Inspectors examining a recent malfunction at the Large Hadron Collider found that senior scientists had been “inserting various household objects into the collider,” causing helium leakage and misalignment of several of the magnets. The Large Hadron Collider, or LHC, cost over 4.1 billion dollars to build, runs a length of 27 kilometers below Geneva and has been used to search for evidence of the Higgs particle and the associated Higgs field. These noble goals bear little relationship to the activities engaged in by Yukihide Matsuzi, a Japanese theoretical physicist, and his colleague, Klara Eschelbach, a mathematician interested in models of supersymmetry.

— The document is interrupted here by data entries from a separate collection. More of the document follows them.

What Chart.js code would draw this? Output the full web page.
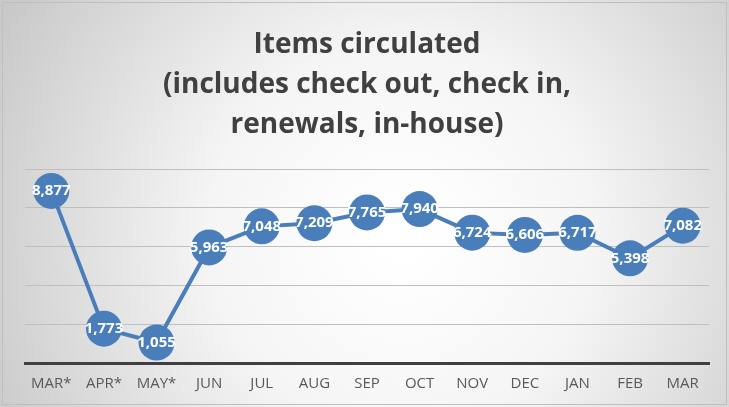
<!DOCTYPE html>
<html>
<head>
<meta charset="utf-8">
<script src="https://cdn.jsdelivr.net/npm/chart.js@4.4.1/dist/chart.umd.min.js"></script>
<style>
  html, body { margin: 0; padding: 0; background: #fff; }
  #wrap { width: 729px; height: 407px; position: relative; }
</style>
</head>
<body>
<div id="wrap"><canvas id="circChart"></canvas></div>
<script>
const months = ['MAR*', 'APR*', 'MAY*', 'JUN', 'JUL', 'AUG', 'SEP', 'OCT', 'NOV', 'DEC', 'JAN', 'FEB', 'MAR'];
const itemsCirculated = [8877, 1773, 1055, 5963, 7048, 7209, 7765, 7940, 6724, 6606, 6717, 5398, 7082];
const titleLines = ['Items circulated', '(includes check out, check in,', 'renewals, in-house)'];

// fond dégradé + cadre
const backdrop = {
    id: 'backdrop',
    beforeDraw(chart) {
        const c = chart.ctx;
        const w = chart.width, h = chart.height;
        c.save();
        const g = c.createRadialGradient(w * 0.55, h * 0.58, 20, w * 0.55, h * 0.58, w * 0.62);
        g.addColorStop(0, '#ffffff');
        g.addColorStop(0.4, '#f5f5f5');
        g.addColorStop(1, '#c9c9c9');
        c.fillStyle = g;
        c.fillRect(0, 0, w, h);
        c.strokeStyle = '#bfbfbf';
        c.lineWidth = 1;
        c.strokeRect(2.5, 2.5, w - 5, h - 5);
        c.restore();
    }
};

// étiquettes de valeurs au centre des points
const pointLabels = {
    id: 'pointLabels',
    afterDatasetsDraw(chart) {
        const c = chart.ctx;
        const meta = chart.getDatasetMeta(0);
        c.save();
        c.fillStyle = '#ffffff';
        c.font = 'bold 15px "Open Sans", Lato, sans-serif';
        c.textAlign = 'center';
        c.textBaseline = 'middle';
        meta.data.forEach((pt, i) => {
            c.fillText(itemsCirculated[i].toLocaleString('en-US'), pt.x, pt.y);
        });
        c.restore();
    }
};

const ctx = document.getElementById('circChart').getContext('2d');
new Chart(ctx, {
    type: 'line',
    data: {
        labels: months,
        datasets: [{
            data: itemsCirculated,
            borderColor: '#4a7ebb',
            borderWidth: 4,
            pointRadius: 18,
            pointBackgroundColor: '#4a7ebb',
            pointBorderColor: '#4a7ebb',
            pointBorderWidth: 0,
            tension: 0
        }]
    },
    options: {
        responsive: true,
        maintainAspectRatio: false,
        animation: false,
        layout: { padding: { left: 25, right: 20, top: 0, bottom: 2 } },
        plugins: {
            legend: { display: false },
            tooltip: { enabled: false },
            title: {
                display: true,
                text: titleLines,
                color: '#404040',
                font: { family: '"Open Sans", Lato, sans-serif', size: 28, weight: 'bold', lineHeight: 1.43 },
                padding: { top: 25, bottom: 24 }
            }
        },
        scales: {
            x: {
                offset: true,
                grid: { display: false, drawTicks: false },
                border: { color: '#404040', width: 3 },
                ticks: {
                    color: '#595959',
                    font: { family: '"Open Sans", Lato, sans-serif', size: 15 },
                    padding: 12,
                    maxRotation: 0,
                    autoSkip: false
                }
            },
            y: {
                min: 0,
                max: 10000,
                ticks: { display: false, stepSize: 2000 },
                border: { display: false },
                grid: { color: '#bfbfbf', lineWidth: 1, drawTicks: false }
            }
        }
    },
    plugins: [backdrop, pointLabels]
});
</script>
</body>
</html>
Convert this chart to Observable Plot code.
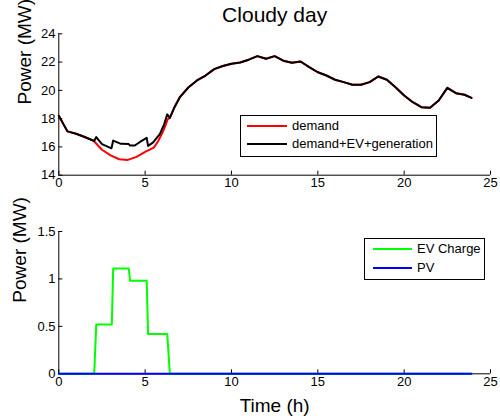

“Apparently they were just chucking stuff in there to see what would happen,” said a distraught David Branston, project leader overseeing CMS and Atlas projects. “Just when we might be seeing evidence of two different Higgs particles, these clowns almost destroy the collider!” The scientists in question admitted they had already collided several watches, a fountain pen, a bunch of keys and a can of coke. “It is very irresponsible of us, but our project has been delayed by 18 months. We’ve been here doing checks and simulations for more than four years now. I guess we just couldn’t help ourselves when we realized the machine was operational but not colliding proton beams. If we found a new particle by colliding coke-cans we were going to call it a colon…” Eschelbach said in a feeble attempt to lighten the situation. “Maybe we should have stuck with our original plan of making high-energy popcorn instead…”

Branston says he’s “just glad we could stop them before it got any worse.” “Just look at the stuff they had lined up!” the project leader said. Among the objects soon to be reduced to subatomic particles were a desk chair, a Microsoft Zune and two rather nervous looking mice. The damage to the LHC will extend the two-year break by several months.

Sadly, this story appears not to be true.